The International Seabed Authority (ISA) sits perched above the concrete boardwalk of Jamaica’s Kingston Harbor, across the bay from the spot where “Calico Jack” Rackham was once gibbeted as a warning to other 18th-century pirates. Today, this small UN agency rules the high seas — or, more precisely, the seafloor about 4.8km below — and yet it is largely unknown to the general public.
However, if China decides to retaliate against US import tariffs by restricting its exports of rare earth elements, that could change fast. Seventy-one percent of the Earth’s surface is underwater and the seafloor (or seabed) is rich in rare earth elements and other sought-after minerals — especially in deep international waters. The ISA manages the mineral rights of more than 50 percent of the world’s deep ocean floor and its 168 member states have the right to vie for access to the resources there.
However, given the risk of catastrophic environmental consequences, all countries could lose out if this contest proceeds without due care.
Undersea minerals tend to be clustered in potato-shaped chunks of rock nestled on abyssal plains, vented in boiling-hot water from fissures in the seafloor, and crusted along the flanks of extinct underwater volcanoes called seamounts. Generally, the concentrations of minerals in these formations are much higher than in ores on dry land.

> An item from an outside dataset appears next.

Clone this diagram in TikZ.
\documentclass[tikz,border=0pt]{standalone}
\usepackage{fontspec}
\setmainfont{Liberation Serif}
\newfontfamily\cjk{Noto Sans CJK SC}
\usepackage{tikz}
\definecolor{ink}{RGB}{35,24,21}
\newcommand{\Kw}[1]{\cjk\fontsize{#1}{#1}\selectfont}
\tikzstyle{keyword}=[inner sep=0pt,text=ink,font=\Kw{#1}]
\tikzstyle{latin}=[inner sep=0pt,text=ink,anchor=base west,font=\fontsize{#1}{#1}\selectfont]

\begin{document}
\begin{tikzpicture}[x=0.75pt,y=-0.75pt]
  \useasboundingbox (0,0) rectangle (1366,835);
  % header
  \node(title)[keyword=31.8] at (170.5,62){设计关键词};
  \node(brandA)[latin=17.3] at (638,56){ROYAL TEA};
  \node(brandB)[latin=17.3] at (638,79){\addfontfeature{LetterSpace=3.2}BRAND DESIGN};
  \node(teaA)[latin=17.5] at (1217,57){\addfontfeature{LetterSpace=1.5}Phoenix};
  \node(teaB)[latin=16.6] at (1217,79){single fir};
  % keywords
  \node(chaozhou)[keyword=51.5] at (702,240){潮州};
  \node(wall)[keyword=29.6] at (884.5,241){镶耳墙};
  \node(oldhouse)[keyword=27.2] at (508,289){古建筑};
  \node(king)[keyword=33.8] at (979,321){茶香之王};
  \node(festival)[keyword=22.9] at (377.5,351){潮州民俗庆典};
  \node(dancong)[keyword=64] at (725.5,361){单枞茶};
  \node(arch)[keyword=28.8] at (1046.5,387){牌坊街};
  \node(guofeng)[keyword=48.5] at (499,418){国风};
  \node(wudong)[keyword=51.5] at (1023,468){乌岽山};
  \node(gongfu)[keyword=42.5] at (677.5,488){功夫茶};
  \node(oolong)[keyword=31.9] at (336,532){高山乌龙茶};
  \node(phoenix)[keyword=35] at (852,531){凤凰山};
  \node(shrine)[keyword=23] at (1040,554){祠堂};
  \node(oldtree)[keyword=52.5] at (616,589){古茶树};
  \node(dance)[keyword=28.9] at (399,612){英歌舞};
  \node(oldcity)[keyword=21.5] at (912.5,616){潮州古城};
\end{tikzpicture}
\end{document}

Yet even with all that wealth, the only active seafloor mining project in the world right now is off the coast of Papua New Guinea and it is stalled because of financial problems. That reflects how difficult and expensive it still is to operate in the dark, freezing and high-pressure deep-sea environment, more than 80 percent of which remains unmapped and unexplored.

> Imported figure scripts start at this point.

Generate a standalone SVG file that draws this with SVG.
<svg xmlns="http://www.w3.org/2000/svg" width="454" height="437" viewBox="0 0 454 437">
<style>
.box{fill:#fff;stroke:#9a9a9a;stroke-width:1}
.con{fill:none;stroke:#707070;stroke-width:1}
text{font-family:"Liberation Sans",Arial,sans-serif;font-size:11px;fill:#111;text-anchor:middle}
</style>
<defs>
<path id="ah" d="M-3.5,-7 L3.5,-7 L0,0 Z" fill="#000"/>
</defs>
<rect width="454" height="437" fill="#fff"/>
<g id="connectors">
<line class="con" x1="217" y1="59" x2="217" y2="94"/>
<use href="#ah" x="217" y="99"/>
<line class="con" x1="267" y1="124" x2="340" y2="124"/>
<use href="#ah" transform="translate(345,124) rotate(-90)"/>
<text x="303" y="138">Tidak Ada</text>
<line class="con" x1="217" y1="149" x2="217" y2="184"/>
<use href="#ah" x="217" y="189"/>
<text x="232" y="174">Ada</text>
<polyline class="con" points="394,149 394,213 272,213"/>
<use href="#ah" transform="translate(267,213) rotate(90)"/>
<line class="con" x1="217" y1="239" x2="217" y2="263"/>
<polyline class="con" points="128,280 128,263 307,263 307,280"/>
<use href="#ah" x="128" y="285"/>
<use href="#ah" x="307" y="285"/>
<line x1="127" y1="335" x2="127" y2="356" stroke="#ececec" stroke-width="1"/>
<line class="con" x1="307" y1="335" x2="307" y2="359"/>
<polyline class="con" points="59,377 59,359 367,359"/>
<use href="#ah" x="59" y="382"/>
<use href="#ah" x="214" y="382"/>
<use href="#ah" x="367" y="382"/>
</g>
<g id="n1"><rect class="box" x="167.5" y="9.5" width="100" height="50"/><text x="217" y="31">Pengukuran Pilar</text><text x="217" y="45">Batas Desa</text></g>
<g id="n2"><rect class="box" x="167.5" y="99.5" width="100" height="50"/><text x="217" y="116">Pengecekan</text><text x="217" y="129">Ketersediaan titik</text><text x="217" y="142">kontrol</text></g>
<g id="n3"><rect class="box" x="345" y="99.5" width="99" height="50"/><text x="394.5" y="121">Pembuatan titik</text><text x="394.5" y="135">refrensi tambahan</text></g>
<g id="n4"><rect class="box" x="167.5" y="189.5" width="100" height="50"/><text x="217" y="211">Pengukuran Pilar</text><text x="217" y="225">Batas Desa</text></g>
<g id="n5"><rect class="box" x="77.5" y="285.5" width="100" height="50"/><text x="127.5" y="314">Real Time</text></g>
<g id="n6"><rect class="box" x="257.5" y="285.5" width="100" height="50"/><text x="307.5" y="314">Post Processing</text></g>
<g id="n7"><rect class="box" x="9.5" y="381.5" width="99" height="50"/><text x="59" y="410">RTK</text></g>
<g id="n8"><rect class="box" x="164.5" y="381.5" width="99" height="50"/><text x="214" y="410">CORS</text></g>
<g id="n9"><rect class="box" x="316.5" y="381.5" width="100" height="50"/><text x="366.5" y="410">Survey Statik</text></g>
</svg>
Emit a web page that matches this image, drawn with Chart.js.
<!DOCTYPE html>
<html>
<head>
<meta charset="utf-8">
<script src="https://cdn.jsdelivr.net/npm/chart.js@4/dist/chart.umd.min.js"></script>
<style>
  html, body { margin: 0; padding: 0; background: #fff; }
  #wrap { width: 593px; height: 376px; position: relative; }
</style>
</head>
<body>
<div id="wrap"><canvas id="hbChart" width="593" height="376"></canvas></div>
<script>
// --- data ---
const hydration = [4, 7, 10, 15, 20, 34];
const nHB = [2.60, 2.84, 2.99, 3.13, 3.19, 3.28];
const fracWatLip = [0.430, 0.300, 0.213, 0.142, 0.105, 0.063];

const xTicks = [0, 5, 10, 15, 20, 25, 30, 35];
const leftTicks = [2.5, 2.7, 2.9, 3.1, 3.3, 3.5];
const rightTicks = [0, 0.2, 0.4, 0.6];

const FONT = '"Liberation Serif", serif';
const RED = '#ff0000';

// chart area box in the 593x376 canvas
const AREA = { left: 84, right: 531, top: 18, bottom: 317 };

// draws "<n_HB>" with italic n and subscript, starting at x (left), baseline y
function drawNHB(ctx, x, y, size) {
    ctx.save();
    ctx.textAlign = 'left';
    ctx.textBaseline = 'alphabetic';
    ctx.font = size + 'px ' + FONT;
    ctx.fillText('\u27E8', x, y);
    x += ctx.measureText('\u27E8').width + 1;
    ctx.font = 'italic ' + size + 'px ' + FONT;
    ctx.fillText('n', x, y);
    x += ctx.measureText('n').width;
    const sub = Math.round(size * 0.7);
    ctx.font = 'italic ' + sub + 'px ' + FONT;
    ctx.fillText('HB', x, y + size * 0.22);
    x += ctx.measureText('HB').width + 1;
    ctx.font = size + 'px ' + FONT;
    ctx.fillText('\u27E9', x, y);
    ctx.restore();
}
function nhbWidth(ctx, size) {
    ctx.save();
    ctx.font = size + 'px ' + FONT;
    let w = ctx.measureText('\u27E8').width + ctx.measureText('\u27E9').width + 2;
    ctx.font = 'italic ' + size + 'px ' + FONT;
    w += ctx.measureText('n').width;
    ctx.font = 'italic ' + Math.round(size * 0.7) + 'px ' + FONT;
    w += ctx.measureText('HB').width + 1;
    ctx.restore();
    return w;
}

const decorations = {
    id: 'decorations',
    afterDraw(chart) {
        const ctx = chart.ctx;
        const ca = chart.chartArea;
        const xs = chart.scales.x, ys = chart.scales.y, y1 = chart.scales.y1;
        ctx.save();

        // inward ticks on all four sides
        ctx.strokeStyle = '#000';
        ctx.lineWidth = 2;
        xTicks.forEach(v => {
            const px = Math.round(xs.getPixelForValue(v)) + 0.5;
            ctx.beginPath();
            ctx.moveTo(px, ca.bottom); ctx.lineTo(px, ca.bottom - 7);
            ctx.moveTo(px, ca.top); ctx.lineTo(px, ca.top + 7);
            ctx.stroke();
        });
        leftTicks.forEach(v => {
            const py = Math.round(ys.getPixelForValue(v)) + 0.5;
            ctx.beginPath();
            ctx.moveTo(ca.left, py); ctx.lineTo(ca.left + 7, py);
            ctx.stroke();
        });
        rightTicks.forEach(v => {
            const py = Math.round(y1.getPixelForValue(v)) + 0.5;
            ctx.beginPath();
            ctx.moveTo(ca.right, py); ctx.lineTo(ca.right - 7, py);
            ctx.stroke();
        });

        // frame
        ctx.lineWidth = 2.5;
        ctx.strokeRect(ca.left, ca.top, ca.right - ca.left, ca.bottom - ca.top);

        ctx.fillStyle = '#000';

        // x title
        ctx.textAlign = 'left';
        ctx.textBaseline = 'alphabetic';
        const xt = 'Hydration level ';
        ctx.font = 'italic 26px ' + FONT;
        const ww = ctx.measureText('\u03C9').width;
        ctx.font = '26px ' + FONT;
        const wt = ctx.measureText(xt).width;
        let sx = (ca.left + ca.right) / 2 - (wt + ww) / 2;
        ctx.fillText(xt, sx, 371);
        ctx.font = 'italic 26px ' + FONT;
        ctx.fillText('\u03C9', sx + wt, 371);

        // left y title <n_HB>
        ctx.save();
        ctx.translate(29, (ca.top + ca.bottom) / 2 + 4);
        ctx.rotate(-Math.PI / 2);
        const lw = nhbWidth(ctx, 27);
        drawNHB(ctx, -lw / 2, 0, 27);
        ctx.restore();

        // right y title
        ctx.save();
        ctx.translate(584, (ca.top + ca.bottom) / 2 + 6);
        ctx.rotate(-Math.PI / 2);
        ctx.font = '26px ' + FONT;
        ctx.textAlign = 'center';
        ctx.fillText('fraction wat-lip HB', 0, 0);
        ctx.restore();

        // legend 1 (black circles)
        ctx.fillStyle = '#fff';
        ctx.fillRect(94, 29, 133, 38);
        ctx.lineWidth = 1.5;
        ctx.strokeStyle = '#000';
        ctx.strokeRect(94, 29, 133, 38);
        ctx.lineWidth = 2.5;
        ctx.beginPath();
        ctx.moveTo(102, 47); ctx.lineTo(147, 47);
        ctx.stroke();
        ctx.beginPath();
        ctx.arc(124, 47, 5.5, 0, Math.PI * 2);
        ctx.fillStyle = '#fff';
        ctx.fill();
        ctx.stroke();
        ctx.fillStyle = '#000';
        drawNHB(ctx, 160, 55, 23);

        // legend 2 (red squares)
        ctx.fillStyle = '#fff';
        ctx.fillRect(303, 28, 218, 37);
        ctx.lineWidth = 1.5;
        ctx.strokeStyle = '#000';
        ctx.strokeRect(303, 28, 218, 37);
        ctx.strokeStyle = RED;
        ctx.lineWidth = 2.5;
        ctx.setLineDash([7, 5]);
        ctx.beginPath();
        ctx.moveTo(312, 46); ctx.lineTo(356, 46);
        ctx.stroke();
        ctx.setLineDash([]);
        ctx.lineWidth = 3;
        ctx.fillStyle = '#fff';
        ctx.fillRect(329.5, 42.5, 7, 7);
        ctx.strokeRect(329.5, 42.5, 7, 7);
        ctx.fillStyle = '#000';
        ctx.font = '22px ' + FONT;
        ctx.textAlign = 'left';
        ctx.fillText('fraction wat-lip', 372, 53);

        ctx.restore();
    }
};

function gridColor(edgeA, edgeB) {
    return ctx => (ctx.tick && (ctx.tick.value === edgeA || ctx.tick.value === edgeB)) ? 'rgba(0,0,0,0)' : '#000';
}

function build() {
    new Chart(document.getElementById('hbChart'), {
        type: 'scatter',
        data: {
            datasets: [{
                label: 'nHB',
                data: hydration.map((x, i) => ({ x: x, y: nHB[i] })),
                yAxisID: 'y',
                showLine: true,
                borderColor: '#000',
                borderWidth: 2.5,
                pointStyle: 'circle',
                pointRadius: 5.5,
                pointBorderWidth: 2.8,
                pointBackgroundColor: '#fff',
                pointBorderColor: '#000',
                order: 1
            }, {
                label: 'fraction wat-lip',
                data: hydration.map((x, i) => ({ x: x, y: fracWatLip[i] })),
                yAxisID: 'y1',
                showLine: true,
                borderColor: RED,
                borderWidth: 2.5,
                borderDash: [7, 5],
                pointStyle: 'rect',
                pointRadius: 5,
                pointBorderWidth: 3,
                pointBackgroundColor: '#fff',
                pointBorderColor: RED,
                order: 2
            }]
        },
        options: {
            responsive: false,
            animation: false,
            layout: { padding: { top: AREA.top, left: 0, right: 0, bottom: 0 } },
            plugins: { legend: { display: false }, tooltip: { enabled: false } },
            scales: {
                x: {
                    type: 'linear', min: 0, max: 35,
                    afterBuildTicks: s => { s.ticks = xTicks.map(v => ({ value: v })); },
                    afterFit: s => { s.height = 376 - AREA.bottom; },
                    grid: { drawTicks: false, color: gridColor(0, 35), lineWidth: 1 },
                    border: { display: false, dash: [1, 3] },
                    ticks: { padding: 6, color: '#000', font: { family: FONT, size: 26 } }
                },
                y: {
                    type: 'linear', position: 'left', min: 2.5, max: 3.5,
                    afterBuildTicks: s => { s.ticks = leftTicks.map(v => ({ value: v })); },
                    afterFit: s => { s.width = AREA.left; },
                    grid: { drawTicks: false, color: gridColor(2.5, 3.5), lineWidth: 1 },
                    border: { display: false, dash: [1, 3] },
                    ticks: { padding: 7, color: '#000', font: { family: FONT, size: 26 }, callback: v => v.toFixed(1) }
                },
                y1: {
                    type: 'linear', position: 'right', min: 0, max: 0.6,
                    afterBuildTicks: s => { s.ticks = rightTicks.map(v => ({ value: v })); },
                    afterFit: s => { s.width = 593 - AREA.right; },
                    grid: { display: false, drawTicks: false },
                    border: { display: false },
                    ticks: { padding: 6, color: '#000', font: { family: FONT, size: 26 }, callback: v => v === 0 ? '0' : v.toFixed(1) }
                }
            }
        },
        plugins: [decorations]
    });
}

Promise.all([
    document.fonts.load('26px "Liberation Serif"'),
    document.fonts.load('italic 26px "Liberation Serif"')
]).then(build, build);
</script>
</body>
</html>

Nonetheless, commercial organizations and ocean scientists think that new technologies will make deep-ocean mining all but inevitable within the next decade. A range of innovations, such as better satellite imaging of the ocean floor and robot submersibles, is improving seabed access. Moreover, digital-age technologies and the global clean-energy transition are driving a sharp increase in demand for materials that are abundant in the deep ocean. In addition to rare earth elements, these include cobalt, manganese and tellurium, which are used in a growing number of applications, including batteries, magnetic resonance equipment, solar panels and guidance systems for munitions.
Competition for these increasingly useful materials was heating up even before the recent escalation of US-China trade tensions. China has a comparative advantage in critical minerals, owing to its significant domestic resources and extensive processing facilities. It also has longstanding investments in other major producing countries such as the Democratic Republic of the Congo (DRC), which accounts for about 65 percent of global cobalt production and half of total reserves.

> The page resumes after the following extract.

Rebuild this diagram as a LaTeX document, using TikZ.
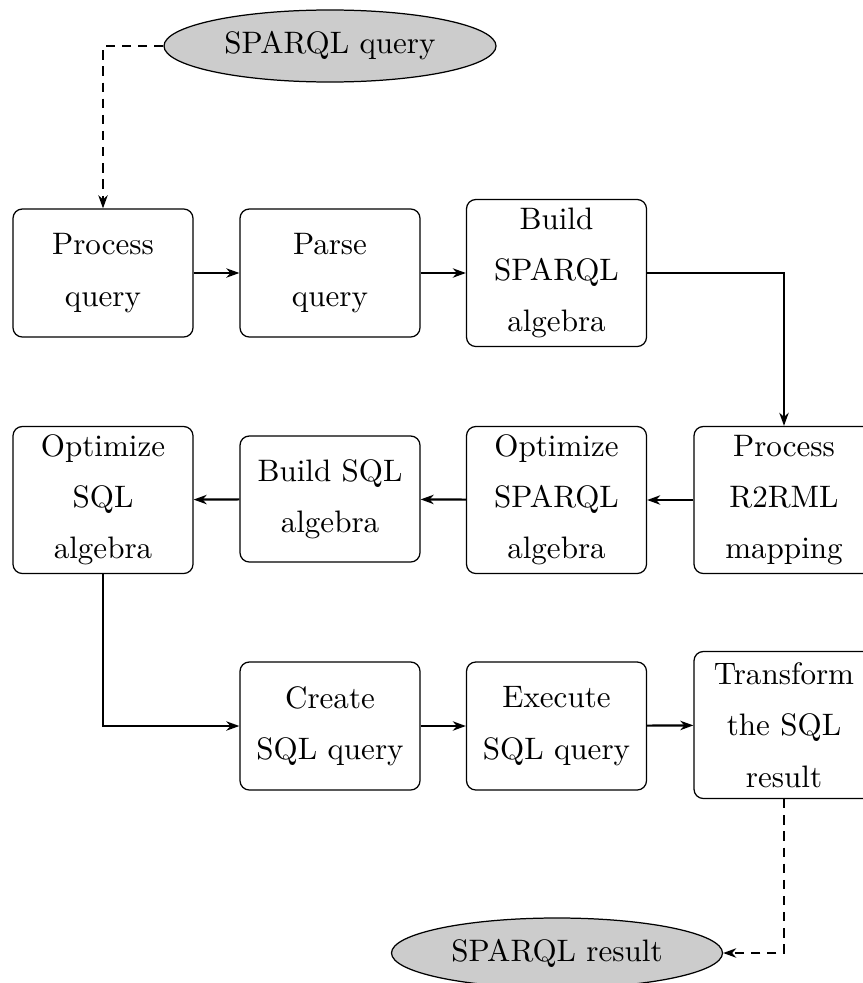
\documentclass[tikz,border=0pt]{standalone}
\usetikzlibrary{arrows.meta,shapes.geometric}
\begin{document}
\begin{tikzpicture}[x=0.322pt,y=-0.322pt,
  stepbox/.style={draw,rounded corners=3pt,line width=0.4pt,align=center,
    minimum width=180*0.322pt,inner sep=2pt,
    font=\fontsize{10}{16.5}\selectfont},
  twoline/.style={stepbox,minimum height=128*0.322pt},
  threeline/.style={stepbox,minimum height=147*0.322pt},
  datanode/.style={ellipse,draw,fill=gray!40,line width=0.4pt,inner sep=0pt,
    font=\fontsize{10}{12}\selectfont},
  flow/.style={line width=0.7pt,-{Stealth[length=4.2pt,width=3pt,inset=1.3pt]}},
  dashedflow/.style={flow,dash pattern=on 3pt off 2.2pt}]
\useasboundingbox (0,0) rectangle (863,983);
\clip (0,0) rectangle (863,983);

% input and output
\node[datanode,minimum width=332*0.322pt,minimum height=72*0.322pt] (query) at (330,46) {SPARQL query};
\node[datanode,minimum width=331*0.322pt,minimum height=70*0.322pt] (result) at (557,953) {SPARQL result};

% first row
\node[twoline] (procq) at (103,273) {Process\\query};
\node[twoline] (parse) at (330,273) {Parse\\query};
\node[threeline] (buildsparql) at (556.5,273) {Build\\SPARQL\\algebra};

% second row (right to left)
\node[threeline] (r2rml) at (784,500) {Process\\R2RML\\mapping};
\node[threeline] (optsparql) at (556.5,500) {Optimize\\SPARQL\\algebra};
\node[stepbox,minimum height=126*0.322pt] (buildsql) at (330,499) {Build SQL\\algebra};
\node[threeline] (optsql) at (103,500) {Optimize\\SQL\\algebra};

% third row
\node[twoline] (create) at (330,726) {Create\\SQL query};
\node[twoline] (execute) at (556.5,726) {Execute\\SQL query};
\node[threeline] (transform) at (784,725) {Transform\\the SQL\\result};

% connectors
\draw[dashedflow] (query.west) -| (procq.north);
\draw[flow] (procq) -- (parse);
\draw[flow] (parse) -- (buildsparql);
\draw[flow] (buildsparql.east) -| (r2rml.north);
\draw[flow] (r2rml) -- (optsparql);
\draw[flow] (optsparql) -- (buildsql);
\draw[flow] (buildsql) -- (optsql);
\draw[flow] (optsql.south) |- (create.west);
\draw[flow] (create) -- (execute);
\draw[flow] (execute) -- (transform);
\draw[dashedflow] (transform.south) |- (result.east);
\end{tikzpicture}
\end{document}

The US, by contrast, must import many high-tech minerals. Accordingly, the US government recently deemed 35 minerals critical to the country’s economic and national security, and announced a new strategy calling for increased domestic mining, among other measures.
In terms of seabed resources, there is no contest between these two geopolitical rivals. China is expected to fare well next year when the ISA issues a new mining code and begins its first-ever permit process for mineral exploitation in international waters.
However, the US will not even be at the table, because it is not a party to the UN Convention on the Law of the Sea and thus is not officially represented at the ISA. A small clique of US senators has long blocked accession to the treaty for obscure ideological reasons, an idiosyncrasy that America might soon decide it can ill afford.
With or without US companies in the mix, economic progress is not a free ride. Recovering and refining the raw materials needed for digital technologies and clean energy inevitably has environmental consequences. All mining — including the noxious process of extracting minerals from rocks — is destructive and it is too soon to tell if deep-ocean mining is more or less destructive than mining on land.
What looks at first like a barren and forbidding wasteland is actually the largest biome on the planet, populated by fantastical creatures such as the anglerfish, vampire squid, and ancient corals that have been around since the Bronze Age. A recent University of Hawaii-led exploration of the Clarion-Clipperton Zone, a vast international underwater territory stretching from Hawaii to Mexico, documented a plethora of deep-seabed flora and fauna, more than half of which were entirely new to science.
Researchers have also recently discovered that microbial organisms in the deep ocean might play an important part in regulating the Earth’s climate. Some of these formations and organisms have taken millions of years to accrue; disturbing them, or even covering them in the sediment that mining would kick up, could permanently destroy them. Little is known about the role these species and deep-ocean microbes play in fisheries, the global climate and other ecosystem processes that support marine and terrestrial life.
The international community should aim to secure the best, least destructive supply of the minerals it needs, whether from the DRC or the deep ocean — or likely both. We should at least identify and understand the tradeoffs before crucial decisions are made, so as to weigh the possible consequences before they become irrevocable.
Clearly, China and the US — if it can be persuaded to step off the sidelines — must play a leading role in this effort.
When the industrial revolution began, no one could have known that climate change would be one of its end results, but in the digital age, the world must be much more environmentally aware when tapping the deep-ocean mineral riches.
Sharon Burke, former US assistant secretary of defense for operational energy, directs the New America’s Resource Security Program.